Most resolutions happened by writing off the bank loans -- a classic case of 'the operation was successful but the patient died'.
The restructuring was mostly carried out to rectify the lenders' books of accounts and not to revive the units. In nine out of ten cases, the promoters either failed to bring in their contributions, as laid down in the approved schemes, or could not give personal guarantees and other securities that they had committed to.
Often, the banks sanctioned fresh working capital and/or additional term loan just to protect their balance sheets. Revival of the sick units was not always their objective.
The RBI asking the lenders to provide for restructured loans on a par with non-performing loans from March 31, 2015, instead of 5-15 per cent, which they were required to do, rang the death knell of the CDR.
In walked more flexible schemes such as the JLF (2014), SDR, S4A and the 5/25 (2014) scheme for infra projects. All these were more flexible, had better features than the CDR mechanism but they too failed primarily because both the banks and the corporations were keen to recast schemes just to prevent big loans from turning bad.

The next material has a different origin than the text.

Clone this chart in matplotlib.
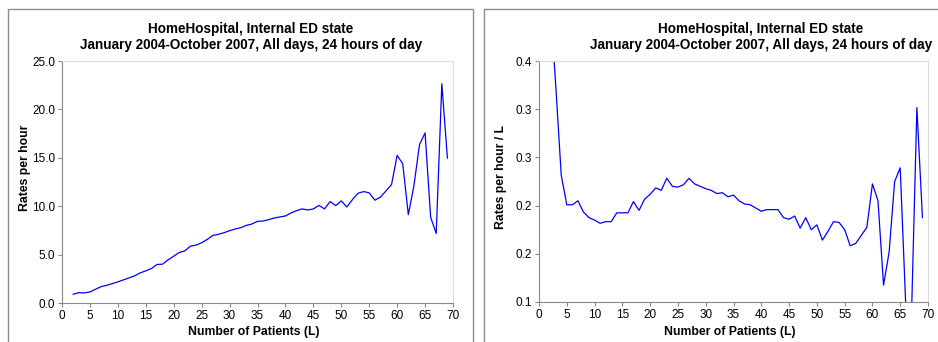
import matplotlib
matplotlib.use("Agg")
import matplotlib.pyplot as plt
from matplotlib.patches import Rectangle
from matplotlib.ticker import FormatStrFormatter

plt.rcParams['font.family'] = ['Liberation Sans', 'DejaVu Sans']

# number of patients in the ED
pacientes = list(range(2, 70))

# rates per hour (left panel)
taxa = [0.90, 1.07, 1.04, 1.14, 1.42, 1.69, 1.83, 2.00, 2.18, 2.39,
        2.59, 2.80, 3.11, 3.32, 3.56, 3.98, 4.01, 4.46, 4.84, 5.22,
        5.39, 5.88, 5.98, 6.22, 6.57, 6.98, 7.09, 7.26, 7.47, 7.64,
        7.78, 8.02, 8.16, 8.44, 8.47, 8.61, 8.78, 8.89, 8.99, 9.30,
        9.54, 9.72, 9.61, 9.72, 10.08, 9.72, 10.48, 10.06, 10.55, 9.92,
        10.68, 11.34, 11.51, 11.38, 10.62, 10.93, 11.58, 12.24, 15.25, 14.38,
        9.13, 12.10, 16.36, 17.57, 8.85, 7.19, 22.65, 14.97]

# rates per hour / L (right panel)
taxa_por_L = [0.475, 0.371, 0.258, 0.221, 0.221, 0.226, 0.212, 0.205, 0.202, 0.198,
              0.200, 0.200, 0.211, 0.211, 0.211, 0.225, 0.214, 0.228, 0.234, 0.242,
              0.239, 0.254, 0.244, 0.243, 0.246, 0.254, 0.247, 0.244, 0.241, 0.239,
              0.235, 0.236, 0.231, 0.233, 0.226, 0.222, 0.221, 0.217, 0.213, 0.215,
              0.215, 0.215, 0.205, 0.203, 0.207, 0.192, 0.205, 0.190, 0.196, 0.177,
              0.188, 0.200, 0.199, 0.190, 0.170, 0.173, 0.183, 0.193, 0.247, 0.226,
              0.121, 0.162, 0.250, 0.267, 0.095, 0.075, 0.342, 0.205]

titulo = 'HomeHospital, Internal ED state'
subtitulo = 'January 2004-October 2007, All days, 24 hours of day'

W, H = 938, 342
fig = plt.figure(figsize=(W / 100, H / 100), dpi=100)


def px(x0, y0, x1, y1):
    # pixel box (top-left origin) -> figure fraction
    return [x0 / W, 1 - y1 / H, (x1 - x0) / W, (y1 - y0) / H]


# chart frames (cut off at the bottom / right like the screenshot)
for x0, x1 in [(8, 473), (484, 960)]:
    fig.add_artist(Rectangle((x0 / W, -0.1), (x1 - x0) / W, 1 - 9 / H + 0.1,
                             transform=fig.transFigure, fill=False,
                             edgecolor='#8c8c8c', linewidth=1.0))


def painel(box, y, ylim, yticks, fmt, ylabel, cx, ylx, yly):
    ax = fig.add_axes(px(*box))
    ax.plot(pacientes, y, color='#0000ff', linewidth=0.9)
    ax.set_xlim(0, 70)
    ax.set_ylim(*ylim)
    ax.set_xticks(range(0, 71, 5))
    ax.set_yticks(yticks)
    ax.yaxis.set_major_formatter(FormatStrFormatter(fmt))
    for s in ['top', 'right']:
        ax.spines[s].set_color('#dddddd')
    for s in ['left', 'bottom']:
        ax.spines[s].set_color('#888888')
    ax.tick_params(direction='out', length=3, width=0.8, color='#888888',
                   labelsize=8.5, pad=2)
    fig.text(cx / W, 1 - 29 / H, titulo, ha='center', va='center',
             fontsize=9.75, fontweight='bold')
    fig.text(cx / W, 1 - 45 / H, subtitulo, ha='center', va='center',
             fontsize=9.75, fontweight='bold')
    fig.text(((box[0] + box[2]) / 2 - 4) / W, 1 - 332 / H, 'Number of Patients (L)',
             ha='center', va='center', fontsize=8.85, fontweight='bold')
    fig.text(ylx / W, 1 - yly / H, ylabel, ha='center', va='center',
             rotation=90, fontsize=8.85, fontweight='bold')
    return ax


painel((62, 61, 453, 303), taxa, (0, 25), [0, 5, 10, 15, 20, 25], '%.1f',
       'Rates per hour', 251, 25, 168)
painel((539, 61, 928, 302), taxa_por_L, (0.1, 0.4),
       [0.1, 0.16, 0.22, 0.28, 0.34, 0.4], '%.1f',
       'Rates per hour / L', 761, 501, 177)

fig.savefig('out.png', dpi=100)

The story continued till the RBI withdrew them on February 12, 2018.
Now, the RBI has reopened the window. Under the watchful eyes of five wise men, who know the industry well, banks will not find it easy to hoodwink the system.
But to make the scheme successful, the restructuring norms and the eligibility criteria of the stressed borrowers should be dynamic.
They must be reviewed every quarter, keeping in mind how the economic scenario evolves. Static norms will not serve the purpose.
Tamal Bandyopadhyay, a consulting editor with Business Standard, is an author and senior adviser to Jana Small Finance Bank Ltd.